The kind of thing I enjoy entailed clues carefully hidden in familiar places across the city; puzzles to solve; modern media like MSN and email and text messaging as tools; a huge library; Bruce Springsteen (not in person, but still); and close friends at every waypoint, who were, if not actually visible to greet me, at least lurking in a hidden corner taking pictures of me looking for the next clue. And booze. That too.

They lured me out of the house by sending me the message ‘FIND YOUR BIG BROTHER NEAR THE LITTLE FERRY’ on MSN at 6.30pm. The resulting wild bicycle ride around the city took me across the IJ river and back by ferry, had me guessing words in Bruce Springsteen song titles, looking for clues in obscure volumes in the new Public Library building, drinking sake and discovering how the sake can self-heated, decyphering Google Earth areal shots and Morse messages, drinking beer, quoting poetry, identifying a mystery man, trying to remember my friends’ birth dates and measuring their ape factors* with a blank sheet of typing paper, drinking beer, hacking into the locker system at Central Station, trying to remember the name of the obnoxious student in the Frantics sketch ‘Boot to the head’**, drinking beer, and finally finding all of them waiting for me in an Irish pub at 11.30pm, with, not surprisingly, more beer.

It’s good to have friends, especially ones who know me well enough to set up this perfect bachelor adventure for me.
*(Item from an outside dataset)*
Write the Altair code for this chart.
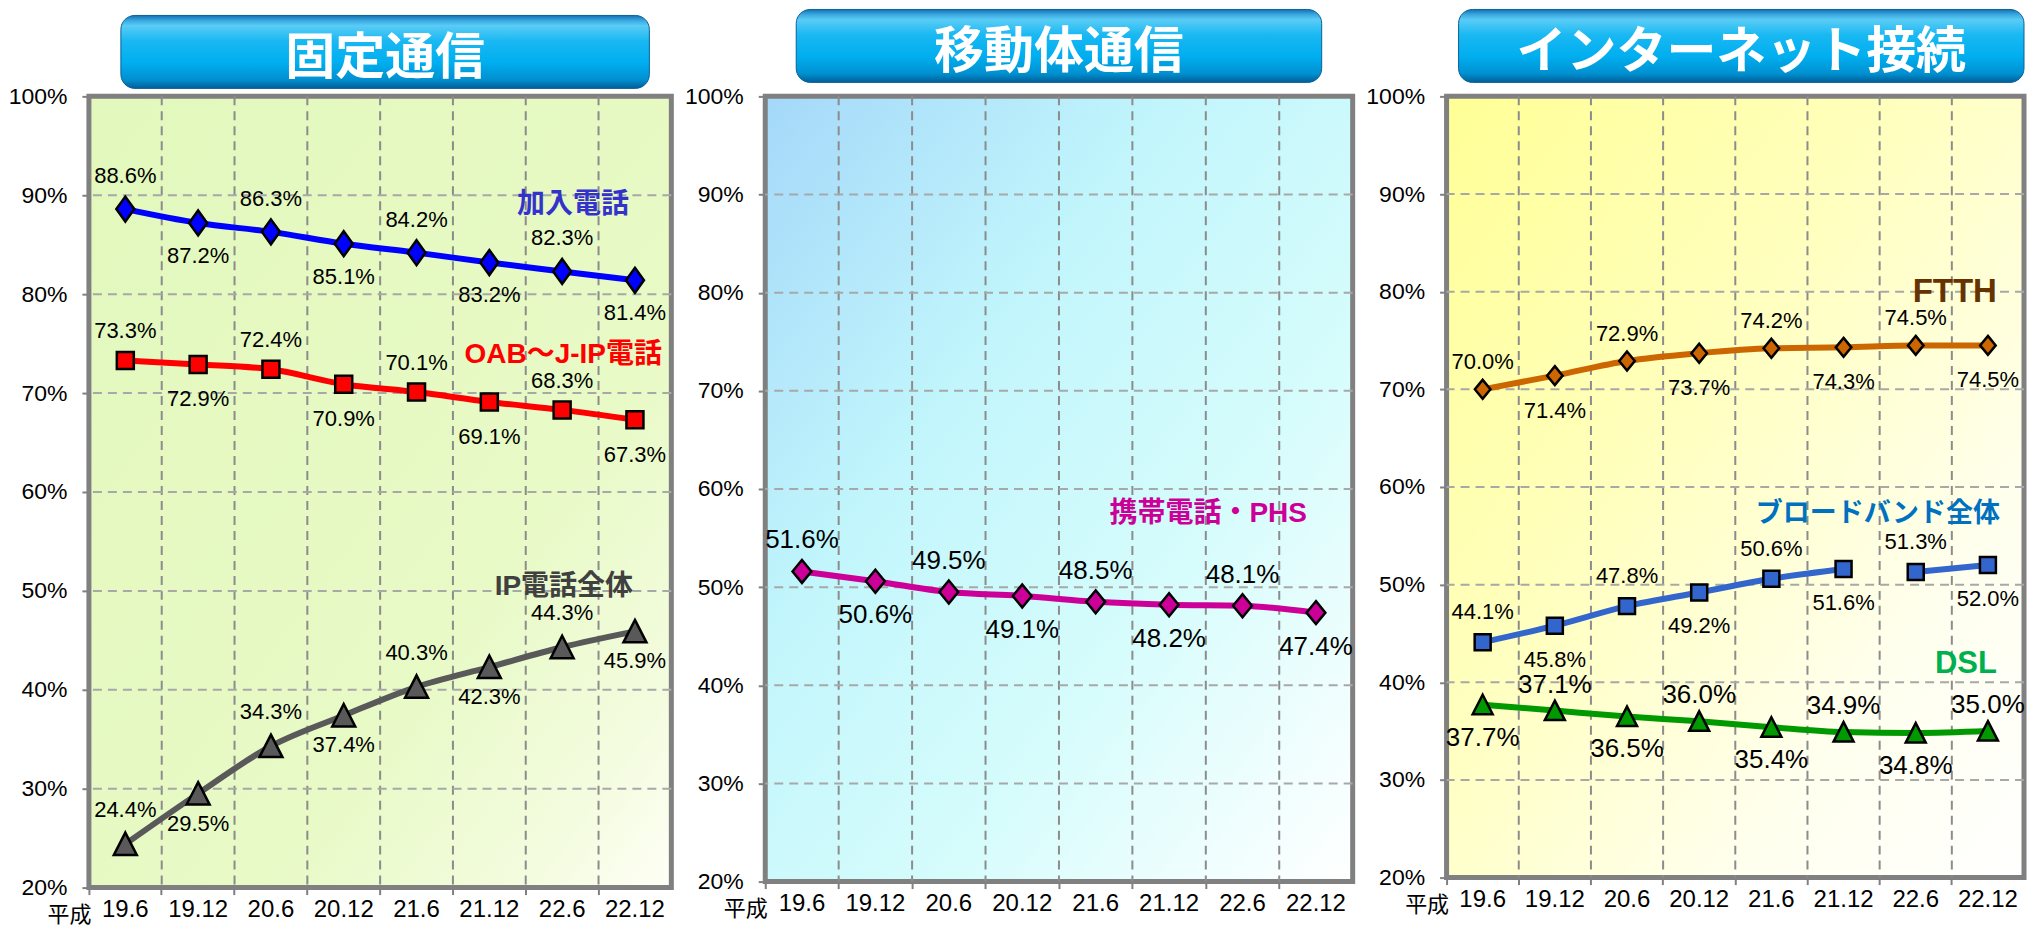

* The ape factor is a scientific measurement of the degree to which an individual is ape-like. It is calculated as follows: measure arm span from fingertip to fingertip and divide by length. Most people have ape factors around 1. The higher the ape factor, the more one resembles an ape. With an ape factor above 1.1, chances are the measured individual simply is an ape.
** Ed Gruberman.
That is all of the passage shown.